2) The very idea of constitutional theocracy presents us with a classic instance of the more general phenomenon of constitutional disharmony, which involves either tensions or contradictions within the body of explicit constitutional commitments or friction resulting from the dissonance between the document and the social order it seeks to regulate. If we consider again the difference between country X and country Y, how much of the variation in the actual resistance to theocratic authority observable in the comparison might be connected to the politics of constitutional disharmony?
For example, some Muslim countries that have incorporated “repugnancy clauses” in their constitutions have also included additional provisions as mandated sources of legislation, specifically principles of democracy. What effect, if any, do these non-Islamic directives have in moderating the impact of theocratic ambition? Is there a jurisprudential dynamic created that results in more liberal and secular policies and rulings?

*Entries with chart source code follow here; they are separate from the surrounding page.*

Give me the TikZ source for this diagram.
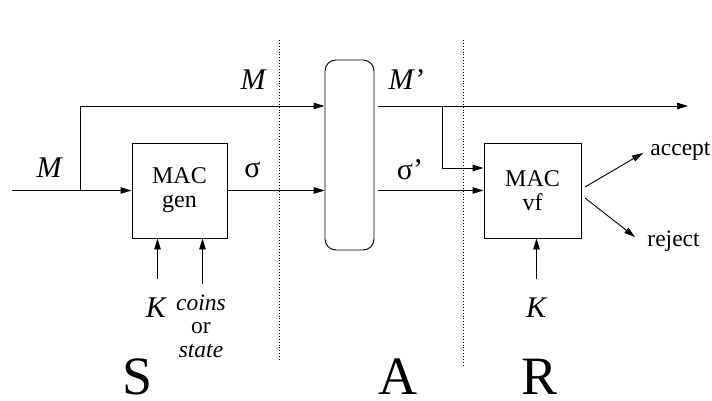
\documentclass[tikz,border=0pt]{standalone}
\usepackage{fontspec}
\setmainfont{Liberation Serif}
\usetikzlibrary{arrows.meta,calc}
\begin{document}
\begin{tikzpicture}[x=1pt,y=-1pt,line width=0.9pt,
  >={Triangle[length=11pt,width=6.5pt]},
  blk/.style={draw,minimum width=95pt,minimum height=95pt,inner sep=0pt,align=center,
    font=\fontsize{24}{24}\selectfont},
  lbl/.style={inner sep=0pt,font=\fontsize{30}{30}\selectfont},
  sml/.style={inner sep=0pt,font=\fontsize{23.5}{23.5}\selectfont},
  big/.style={inner sep=0pt,font=\fontsize{54}{54}\selectfont},
  sep/.style={line width=0.9pt,dotted}]
\useasboundingbox (0,0) rectangle (712,401);
% separators
\coordinate (s1t) at (279,40); \coordinate (s1b) at (279,360);
\coordinate (s2t) at (463,40); \coordinate (s2b) at (463,365);
\draw[sep] (s1t) -- (s1b);
\draw[sep] (s2t) -- (s2b);
% blocks
\node[blk] (gen) at (179.5,190.5) {MAC\\gen};
\node[draw,rounded corners=11pt,minimum width=49pt,minimum height=190pt,inner sep=0pt] (adv) at (349.5,155) {};
\node[blk,minimum width=97pt] (vf) at (532.5,190.5) {MAC\\vf};
% inputs
\coordinate (in) at (12,190.5);
\coordinate (br) at (80,190.5);
\coordinate (mtop) at (80,106);
\draw[->] (in) -- (gen.west);
\draw[->] (br) -- (mtop) -- (mtop -| adv.west);
\draw[->] (gen.east) -- (gen.east -| adv.west);
% outputs of adversary
\coordinate (mp) at (378,106);
\coordinate (mend) at (688,106);
\coordinate (mb) at (442,106);
\coordinate (sp) at (378,190.5);
\draw[->] (mp) -- (mend);
\draw[->] (mb) |- ([yshift=22.5pt]vf.west);
\draw[->] (sp) -- (vf.west);
% accept / reject
\node[sml,anchor=west] (acc) at (650,151) {accept};
\node[sml,anchor=west] (rej) at (647,241) {reject};
\coordinate (a0) at (585,187); \coordinate (a1) at (643,153);
\coordinate (r0) at (585,198); \coordinate (r1) at (635,237);
\draw[->] (a0) -- (a1);
\draw[->] (r0) -- (r1);
% key inputs
\coordinate (k1) at (157.5,279);
\coordinate (c1) at (202.5,284);
\coordinate (k2) at (536.5,279);
\draw[->] (k1) -- (k1 |- gen.south);
\draw[->] (c1) -- (c1 |- gen.south);
\draw[->] (k2) -- (k2 |- vf.south);
% labels
\node[lbl] (lM) at (49,168) {\itshape M};
\node[lbl] (lMt) at (253,80) {\itshape M};
\node[lbl] (ls) at (252.5,170) {σ};
\node[lbl] (lMp) at (406,80) {\itshape M’};
\node[lbl] (lsp) at (410,170) {σ’};
\node[lbl] (lK1) at (156,308) {\itshape K};
\node[lbl] (lK2) at (536,308) {\itshape K};
\node[sml,align=center] (coins) at (201,326) {\itshape coins\\or\\\itshape state};
\node[big,anchor=base] (S) at (138,394) {S};
\node[big,anchor=base] (A) at (398,394) {A};
\node[big,anchor=base] (R) at (540,394) {R};
\end{tikzpicture}
\end{document}
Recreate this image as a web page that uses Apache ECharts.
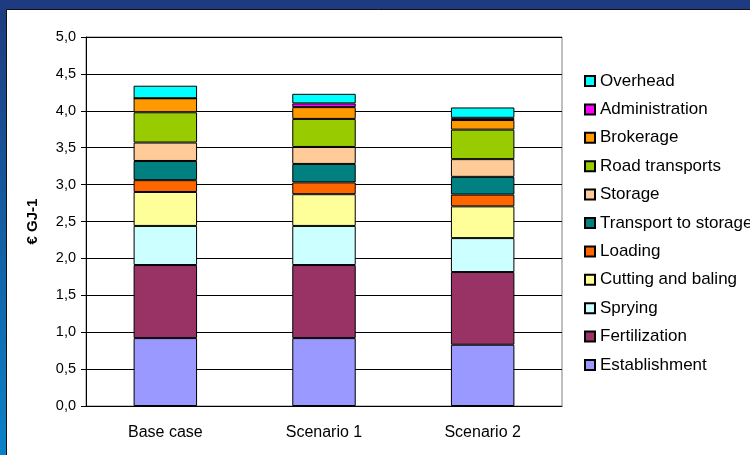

In Israel, as Hirschl deftly documents, the dual commitments to both Jewish and democratic aspirations, provide judges with considerable interpretive resources to diminish the influence of religion on the people’s lives. But how much of the diminution is actually the result of the formal constitutional recognition of these twin aspirations? Would there be a different outcome if judges had to rely on the richness of the religious tradition alone, which, as in Islam, includes schools of thought that promote values respectful of human dignity and equality?
Judges are, as Hirschl points out, often the vehicle through which questions of “foundational collective identity” are addressed. In the end, the question that lingers after reflecting on this groundbreaking study relates to the specific nature of that undertaking. As important as the constitution is in determining that identity, the disjunctions between the document and the people for whom it is intended may be more important than the text itself. And so the specific content of the collective identity will vary over time, tethered to the text, but only loosely, to accommodate the dialogical interactions between codified foundational aspirations and the evolving mores of the people. Ran Hirschl’s wonderful book will nudge us to think more seriously about this and other questions critical to constitutionalism in the twenty-first century.
REFERENCES:
Brown, Nathan J. 2001. CONSTITUTIONS IN A NONCONSTITUTIONAL WORLD: ARAB BASIC LAWS AND THE PROSPECTS FOR ACCOUNTABLE GOVERNMENT, Albany, NY: SUNY Press.
Hirschl, Ran. 2004. TOWARDS JURISTOCRACY: THE ORIGINS AND CONSEQUENCES OF THE NEW CONSTITUTIONALISM. Cambridge: Harvard University Press.